WHAT YOU HAVE TO DO → Quote every line as written. Omit pictures.
+--
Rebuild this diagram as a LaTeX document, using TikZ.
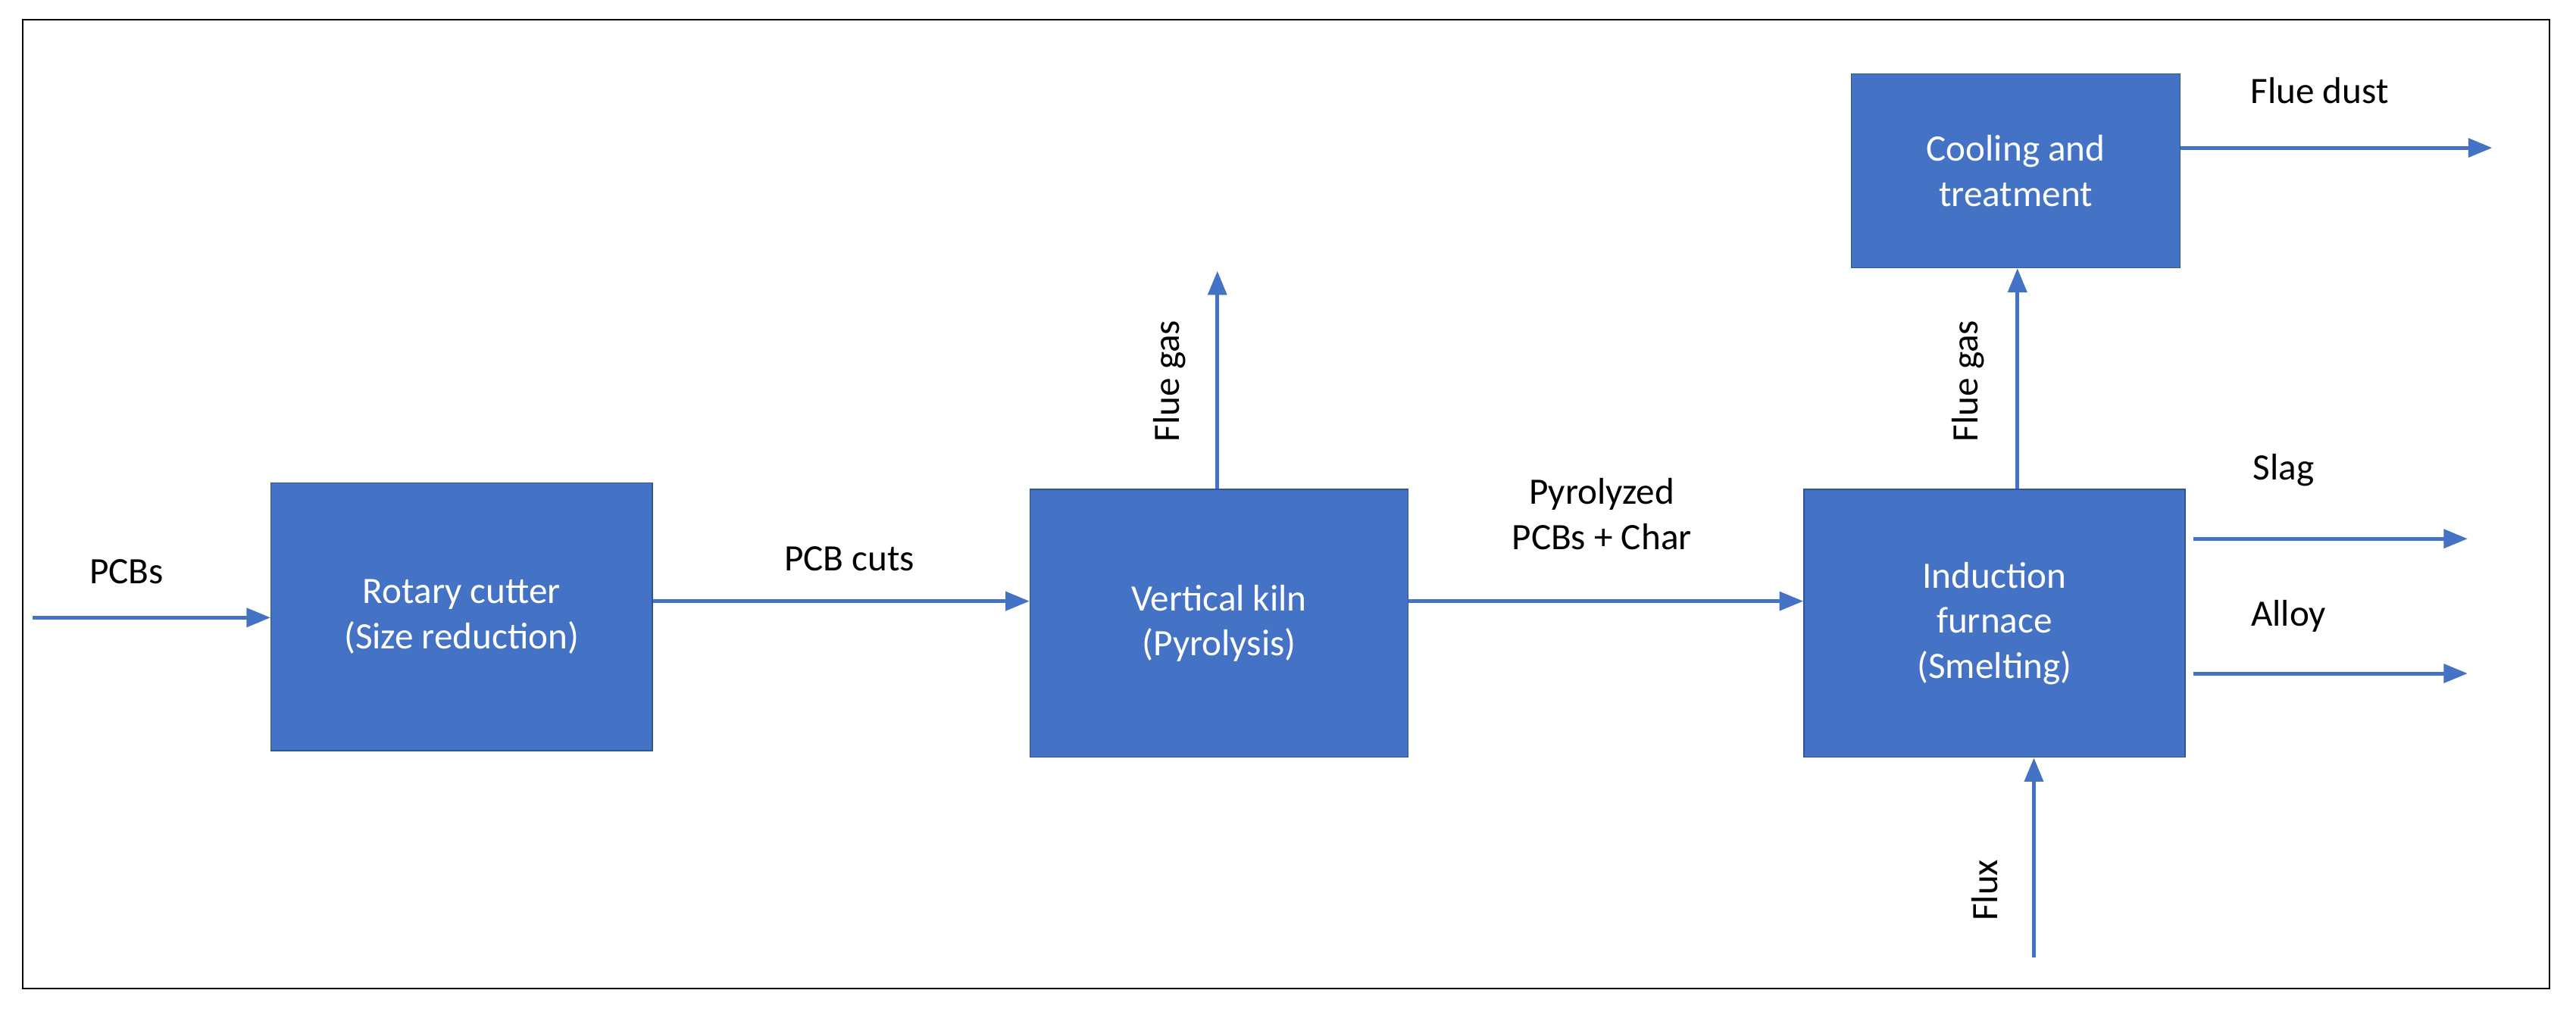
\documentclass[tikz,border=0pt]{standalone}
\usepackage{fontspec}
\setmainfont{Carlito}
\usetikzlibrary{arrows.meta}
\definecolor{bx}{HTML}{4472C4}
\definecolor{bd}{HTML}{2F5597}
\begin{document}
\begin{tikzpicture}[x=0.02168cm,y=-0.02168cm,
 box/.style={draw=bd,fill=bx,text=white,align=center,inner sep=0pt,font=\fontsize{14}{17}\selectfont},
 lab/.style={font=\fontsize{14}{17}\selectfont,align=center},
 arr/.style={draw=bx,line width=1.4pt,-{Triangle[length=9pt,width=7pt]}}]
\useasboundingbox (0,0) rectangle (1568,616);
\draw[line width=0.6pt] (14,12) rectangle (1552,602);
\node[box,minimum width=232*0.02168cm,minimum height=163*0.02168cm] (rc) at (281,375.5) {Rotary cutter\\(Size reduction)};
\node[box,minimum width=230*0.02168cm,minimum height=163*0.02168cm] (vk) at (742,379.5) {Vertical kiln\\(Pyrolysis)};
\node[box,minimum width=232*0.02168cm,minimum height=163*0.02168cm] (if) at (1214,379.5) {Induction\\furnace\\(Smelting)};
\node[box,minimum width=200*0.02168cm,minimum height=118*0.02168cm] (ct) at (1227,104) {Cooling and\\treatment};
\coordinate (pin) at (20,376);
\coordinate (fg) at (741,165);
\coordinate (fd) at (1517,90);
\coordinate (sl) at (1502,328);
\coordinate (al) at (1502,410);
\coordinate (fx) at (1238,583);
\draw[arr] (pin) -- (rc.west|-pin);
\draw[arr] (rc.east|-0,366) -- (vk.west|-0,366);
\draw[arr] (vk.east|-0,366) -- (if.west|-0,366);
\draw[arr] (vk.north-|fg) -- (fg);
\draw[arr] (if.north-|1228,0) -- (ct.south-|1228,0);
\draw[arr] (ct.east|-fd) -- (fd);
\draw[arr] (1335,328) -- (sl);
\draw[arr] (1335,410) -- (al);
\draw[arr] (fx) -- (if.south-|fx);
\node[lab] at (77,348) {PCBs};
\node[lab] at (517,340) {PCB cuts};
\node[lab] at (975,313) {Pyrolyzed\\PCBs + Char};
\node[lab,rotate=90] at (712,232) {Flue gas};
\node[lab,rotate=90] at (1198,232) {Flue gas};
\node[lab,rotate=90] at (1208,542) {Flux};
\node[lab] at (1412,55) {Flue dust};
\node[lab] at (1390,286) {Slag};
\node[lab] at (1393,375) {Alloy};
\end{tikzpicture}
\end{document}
+--
RESULT OF THE EXERCISE →
Rebuild this diagram as a LaTeX document, using TikZ.
\documentclass[tikz,border=0pt]{standalone}
\usepackage{fontspec}
\setmainfont{Carlito}
\usetikzlibrary{arrows.meta}
\definecolor{bx}{HTML}{4472C4}
\definecolor{bd}{HTML}{2F5597}
\begin{document}
\begin{tikzpicture}[x=0.02168cm,y=-0.02168cm,
 box/.style={draw=bd,fill=bx,text=white,align=center,inner sep=0pt,font=\fontsize{14}{17}\selectfont},
 lab/.style={font=\fontsize{14}{17}\selectfont,align=center},
 arr/.style={draw=bx,line width=1.4pt,-{Triangle[length=9pt,width=7pt]}}]
\useasboundingbox (0,0) rectangle (1568,616);
\draw[line width=0.6pt] (14,12) rectangle (1552,602);
\node[box,minimum width=232*0.02168cm,minimum height=163*0.02168cm] (rc) at (281,375.5) {Rotary cutter\\(Size reduction)};
\node[box,minimum width=230*0.02168cm,minimum height=163*0.02168cm] (vk) at (742,379.5) {Vertical kiln\\(Pyrolysis)};
\node[box,minimum width=232*0.02168cm,minimum height=163*0.02168cm] (if) at (1214,379.5) {Induction\\furnace\\(Smelting)};
\node[box,minimum width=200*0.02168cm,minimum height=118*0.02168cm] (ct) at (1227,104) {Cooling and\\treatment};
\coordinate (pin) at (20,376);
\coordinate (fg) at (741,165);
\coordinate (fd) at (1517,90);
\coordinate (sl) at (1502,328);
\coordinate (al) at (1502,410);
\coordinate (fx) at (1238,583);
\draw[arr] (pin) -- (rc.west|-pin);
\draw[arr] (rc.east|-0,366) -- (vk.west|-0,366);
\draw[arr] (vk.east|-0,366) -- (if.west|-0,366);
\draw[arr] (vk.north-|fg) -- (fg);
\draw[arr] (if.north-|1228,0) -- (ct.south-|1228,0);
\draw[arr] (ct.east|-fd) -- (fd);
\draw[arr] (1335,328) -- (sl);
\draw[arr] (1335,410) -- (al);
\draw[arr] (fx) -- (if.south-|fx);
\node[lab] at (77,348) {PCBs};
\node[lab] at (517,340) {PCB cuts};
\node[lab] at (975,313) {Pyrolyzed\\PCBs + Char};
\node[lab,rotate=90] at (712,232) {Flue gas};
\node[lab,rotate=90] at (1198,232) {Flue gas};
\node[lab,rotate=90] at (1208,542) {Flux};
\node[lab] at (1412,55) {Flue dust};
\node[lab] at (1390,286) {Slag};
\node[lab] at (1393,375) {Alloy};
\end{tikzpicture}
\end{document}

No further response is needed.